Key takeaway: Growth PMs should show experimental thinking. Document your hypothesis, your method, and your results — including failures. The willingness to share what didn't work signals maturity and intellectual honesty.
Example 4: The Senior PM / Product Leader Portfolio
Background: Senior PM moving into a Head of Product role, eight years of experience.
What worked: Instead of listing every product he'd worked on, he chose three that represented different leadership challenges:
- A 0-to-1 product launch
- A turnaround of a struggling product line
- A platform migration coordinating five engineering teams
Each case study was longer (1,500–2,000 words) and focused on strategy, stakeholder management, and team leadership rather than individual feature decisions. He included org charts showing reporting lines, roadmap screenshots showing quarterly planning, and quotes from engineers he'd worked with.
The standout move: He wrote a "Product Philosophy" page that articulated his beliefs about discovery, prioritisation, and team structure.

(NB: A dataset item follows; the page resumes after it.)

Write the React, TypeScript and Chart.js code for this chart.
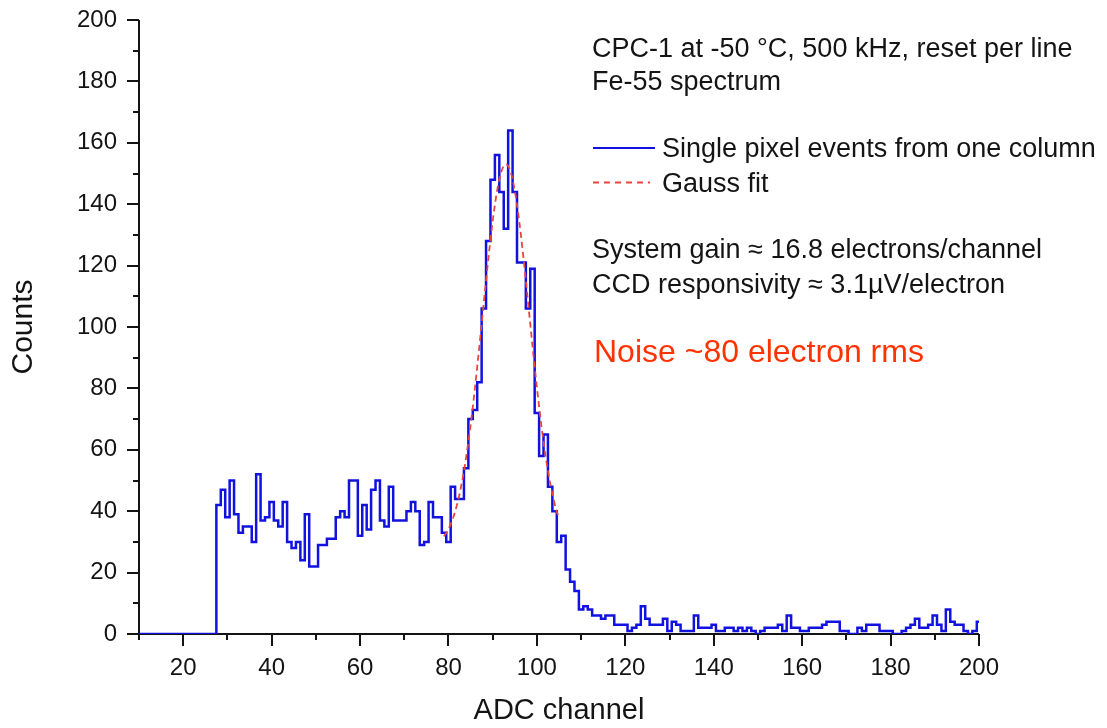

It included specific frameworks he'd developed and used across multiple companies. Hiring managers told him this single page was the reason they reached out.
Key takeaway: Senior PMs should shift from "what I shipped" to "how I think and lead." Your portfolio should demonstrate strategic thinking, the ability to manage complexity, and a clear product philosophy.
Example 5: The Minimal Portfolio That Still Works
Background: PM at a startup who didn't want to spend weeks building a portfolio site.
What worked: A single Notion page with three sections: a brief bio (four sentences), two case studies (500 words each) with screenshots, and a list of tools and methodologies she uses.
The entire portfolio took her a weekend to create. She shared it as a public Notion link in her LinkedIn bio and included it at the top of her resume.
The standout move: Simplicity. While other candidates had elaborate portfolio sites with animations and custom domains, her straightforward Notion page communicated the same information more efficiently. The content quality mattered far more than the presentation.
Key takeaway: A simple, well-written portfolio beats no portfolio every time. Don't let perfectionism prevent you from shipping one. Notion, Google Docs, or a basic website all work. The medium doesn't matter — the thinking does.
What Every Strong PM Portfolio Includes
Across all five examples, patterns emerge. Every portfolio that gets callbacks includes these elements:
A clear problem statement for each case study. Not "we needed to improve the product" but "enterprise churn hit 8.2% because customers couldn't configure SSO without calling support." Specificity signals competence.
Evidence of discovery. Show that you talked to users, looked at data, or analysed competitors before jumping to solutions. The best PMs demonstrate that they understand the problem space before proposing solutions.
Your actual contribution. Be honest about what you personally did versus what the team did. "I led a cross-functional team" is fine, but "I identified the churn driver through customer interviews, wrote the PRD, and worked with engineering to scope a 6-week sprint" is far better.
Measurable outcomes. Revenue, retention, conversion rates, NPS, time saved — any credible metric works. If the project is too recent for outcomes, say so and explain what you're measuring.
Honest reflection. What you'd do differently, what surprised you, what you learned. This is what separates mature PMs from junior ones. Hiring managers consistently cite self-awareness as the most underrated quality in PM candidates.
Common Portfolio Mistakes to Avoid
- Listing features without context. "Shipped dark mode" means nothing. "Shipped dark mode after research showed 34% of users used the app primarily at night, reducing eye-strain complaints by 60%" tells a story.
- Making it too long. Three strong case studies beat ten mediocre ones. Hiring managers won't read more than 15 minutes of content. Respect their time.
- Hiding behind team accomplishments. "We grew revenue 40%" raises the question: what did you specifically do? Be precise about your role without diminishing your team.
- Over-designing the site. Unless you're applying for a design-heavy PM role, a clean, readable page is all you need. Fancy animations don't compensate for thin content.
- Not updating it. A portfolio with case studies from 2021 suggests you haven't shipped anything interesting since. Keep your most recent work at the top and refresh it at least annually.
How to Build Yours This Weekend
- Pick your two or three strongest projects. Choose ones where you can speak to measurable outcomes and your specific contribution.
- For each project, write the problem, your discovery process, the solution, the outcome, and one honest reflection. Aim for 500–800 words per case study.
- Add a brief bio at the top (who you are, what kind of PM work you do, what you're looking for) and a way to contact you.
- Publish it. Notion, a simple website, Google Sites, or even a well-formatted PDF all work. The important thing is that it exists and that you link to it from your resume and LinkedIn.
- Share it with two people you trust and ask for candid feedback. Iterate once, then stop. A shipped portfolio beats a perfect one that never gets published.
FAQ
Do I need a custom website for my portfolio? No. Notion, Google Sites, or a simple one-page website all work. The quality of your case studies matters far more than the presentation format.
How many case studies should I include? Two to four. Quality over quantity. Each should demonstrate a different aspect of your PM skills (discovery, execution, growth, leadership).
What if I can't share details due to NDA? Focus on the process and anonymise specifics. Change company names, round metrics to percentages, and describe the problem category rather than the exact product. Most hiring managers understand confidentiality constraints.
Should I include side projects? Yes, especially if you're early in your PM career or switching from another role. Side projects demonstrate initiative and product thinking. Even a detailed product teardown counts.
How often should I update my portfolio? At minimum, every time you start a job search. Ideally, add new case studies as you complete significant projects — while the details are fresh.